Dividends. Subject to preferences that may be applicable to any then outstanding preferred stock, holders of our Common Stock are entitled to receive dividends, if any, as may be declared from time to time by our board of directors out of legally available funds.
Liquidation and Dissolution. In the event of our liquidation, dissolution or winding up, holders of our Common Stock will be entitled to share ratably in the net assets legally available for distribution to stockholders after the payment of all our debts and other liabilities and the satisfaction of any liquidation preference granted to the holders of any then outstanding shares of preferred stock.
Other Rights and Restrictions. Holders of our Common Stock have no preemptive, conversion, subscription or other rights, and there are no redemption or sinking fund provisions applicable to our Common Stock. The rights, preferences and privileges of the holders of our Common Stock are subject to and may be adversely affected by the rights of the holders of shares of any series of our preferred stock that we may designated in the future.
Listing. Our Common Stock is listed on the Nasdaq Global Select Market under the symbol “IPSC.”
Transfer Agent and Registrar. The transfer agent and registrar for our Common Stock is American Stock Transfer & Trust Company, LLC.

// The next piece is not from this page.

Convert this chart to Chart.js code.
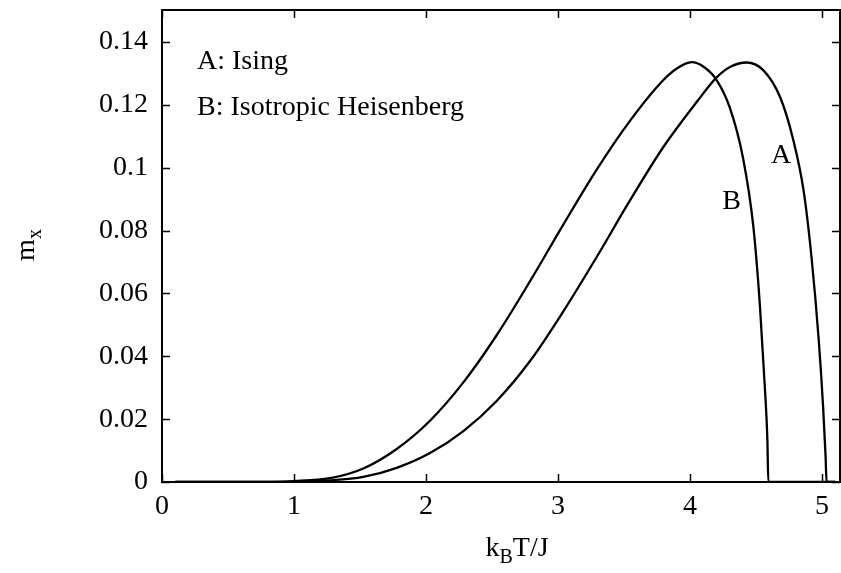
<!DOCTYPE html>
<html lang="en">
<head>
<meta charset="UTF-8">
<title>m_x vs k_BT/J</title>
<style>
  body { margin: 0; background: #fff; }
  #wrap { width: 841px; height: 573px; }
</style>
<script src="https://cdn.jsdelivr.net/npm/chart.js"></script>
</head>
<body>
<div id="wrap"><canvas id="chart" width="841" height="573"></canvas></div>
<script>
// curve A: Ising
const isingT = [0.1, 0.6, 1.0, 1.27, 1.525, 1.778, 2.03, 2.283, 2.535, 2.788, 3.04, 3.293, 3.545, 3.798, 4.05, 4.2, 4.31, 4.429, 4.556, 4.682, 4.783, 4.86, 4.92, 4.975, 5.008, 5.027, 5.034, 5.1];
const isingM = [0, 0, 0.0001, 0.0005, 0.0016, 0.0045, 0.0092, 0.0162, 0.0258, 0.0385, 0.0543, 0.0716, 0.0896, 0.1066, 0.1209, 0.1287, 0.1322, 0.1335, 0.131, 0.1225, 0.1087, 0.0928, 0.0716, 0.0451, 0.0239, 0.008, 0, 0];

// curve B: isotropic Heisenberg
const heisT = [0.1, 0.6, 1.0, 1.273, 1.525, 1.778, 2.03, 2.283, 2.535, 2.788, 3.04, 3.293, 3.545, 3.798, 3.9, 4.013, 4.1, 4.2, 4.3, 4.4, 4.48, 4.53, 4.568, 4.586, 4.593, 5.1];
const heisM = [0, 0, 0.0003, 0.0012, 0.0043, 0.0105, 0.0195, 0.0317, 0.0467, 0.0639, 0.0819, 0.0994, 0.1149, 0.1279, 0.1316, 0.1336, 0.1322, 0.1280, 0.1193, 0.1034, 0.0811, 0.0557, 0.0292, 0.0133, 0, 0];

const xTicks = [0, 1, 2, 3, 4, 5];
const yTicks = [0, 0.02, 0.04, 0.06, 0.08, 0.1, 0.12, 0.14];

const FONT = 'Liberation Serif';
Chart.defaults.font.family = FONT;
Chart.defaults.color = '#000';

function toPoints(xs, ys) {
    return xs.map((x, i) => ({ x: x, y: ys[i] }));
}

// frame, inward ticks, texts
const decor = {
    id: 'decor',
    afterDraw(chart) {
        const { ctx, chartArea: a, scales } = chart;
        ctx.save();
        ctx.strokeStyle = '#000';
        ctx.lineWidth = 1.5;
        const t = 8;
        ctx.beginPath();
        xTicks.forEach(v => {
            const px = Math.round(scales.x.getPixelForValue(v)) + 0.5;
            ctx.moveTo(px, a.bottom); ctx.lineTo(px, a.bottom - t);
            ctx.moveTo(px, a.top); ctx.lineTo(px, a.top + t);
        });
        yTicks.forEach(v => {
            const py = Math.round(scales.y.getPixelForValue(v)) + 0.5;
            ctx.moveTo(a.left, py); ctx.lineTo(a.left + t, py);
            ctx.moveTo(a.right, py); ctx.lineTo(a.right - t, py);
        });
        ctx.stroke();
        ctx.lineWidth = 2;
        ctx.strokeRect(a.left, a.top, a.right - a.left, a.bottom - a.top);

        ctx.fillStyle = '#000';
        ctx.textBaseline = 'alphabetic';
        ctx.textAlign = 'left';
        ctx.font = '28px ' + FONT;
        ctx.fillText('A: Ising', a.left + 35, 69);
        ctx.fillText('B: Isotropic Heisenberg', a.left + 35, 115);

        // curve labels
        ctx.textAlign = 'center';
        ctx.fillText('A', scales.x.getPixelForValue(4.69), scales.y.getPixelForValue(0.1015));
        ctx.fillText('B', scales.x.getPixelForValue(4.315), scales.y.getPixelForValue(0.0868));

        // x title: k_B T/J
        const big = '28px ' + FONT, small = '20px ' + FONT;
        ctx.textAlign = 'left';
        ctx.font = big; const wk = ctx.measureText('k').width, wt = ctx.measureText('T/J').width;
        ctx.font = small; const wb = ctx.measureText('B').width;
        let x0 = 517 - (wk + wb + wt) / 2;
        const by = 556;
        ctx.font = big; ctx.fillText('k', x0, by);
        ctx.font = small; ctx.fillText('B', x0 + wk, by + 7);
        ctx.font = big; ctx.fillText('T/J', x0 + wk + wb, by);

        // y title: m_x
        ctx.translate(34, 245);
        ctx.rotate(-Math.PI / 2);
        ctx.font = big; const wm = ctx.measureText('m').width;
        ctx.font = small; const wx = ctx.measureText('x').width;
        const s0 = -(wm + wx) / 2;
        ctx.font = big; ctx.fillText('m', s0, 0);
        ctx.font = small; ctx.fillText('x', s0 + wm, 7);
        ctx.restore();
    }
};

new Chart(document.getElementById('chart'), {
    type: 'scatter',
    data: {
        datasets: [{
            label: 'A: Ising',
            data: toPoints(isingT, isingM),
            showLine: true,
            borderColor: '#000',
            borderWidth: 2.3,
            pointRadius: 0,
            cubicInterpolationMode: 'monotone'
        }, {
            label: 'B: Isotropic Heisenberg',
            data: toPoints(heisT, heisM),
            showLine: true,
            borderColor: '#000',
            borderWidth: 2.3,
            pointRadius: 0,
            cubicInterpolationMode: 'monotone'
        }]
    },
    options: {
        responsive: false,
        animation: false,
        layout: { padding: { left: 0, top: 10, right: 1, bottom: 0 } },
        plugins: { legend: { display: false }, tooltip: { enabled: false } },
        scales: {
            x: {
                type: 'linear',
                min: 0,
                max: 5.136,
                grid: { display: false, drawTicks: false },
                border: { display: false },
                afterBuildTicks: s => { s.ticks = xTicks.map(v => ({ value: v })); },
                afterFit: s => { s.height = 91; s.paddingLeft = 0; s.paddingRight = 0; },
                ticks: { font: { size: 28 }, padding: 8, maxRotation: 0, callback: v => String(v) }
            },
            y: {
                type: 'linear',
                min: 0,
                max: 0.1502,
                grid: { display: false, drawTicks: false },
                border: { display: false },
                afterBuildTicks: s => { s.ticks = yTicks.map(v => ({ value: v })); },
                afterFit: s => { s.width = 162; s.paddingTop = 0; s.paddingBottom = 0; },
                ticks: { font: { size: 28 }, padding: 14, callback: v => String(+v.toFixed(2)) }
            }
        }
    },
    plugins: [decor]
});
</script>
</body>
</html>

Anti-Takeover Provisions of Delaware law and our charter documents
Some provisions of Delaware law and our second amended and restated certificate of incorporation and our amended and restated bylaws contain provisions that could make the following transactions more difficult: acquisition of us by means of a tender offer; acquisition of us by means of a proxy contest or otherwise; or removal of our incumbent officers and directors. It is possible that these provisions could make it more difficult to accomplish or could deter transactions that stockholders may otherwise consider to be in their best interest or in our best interests, including transactions that might result in a premium over the market price for our shares.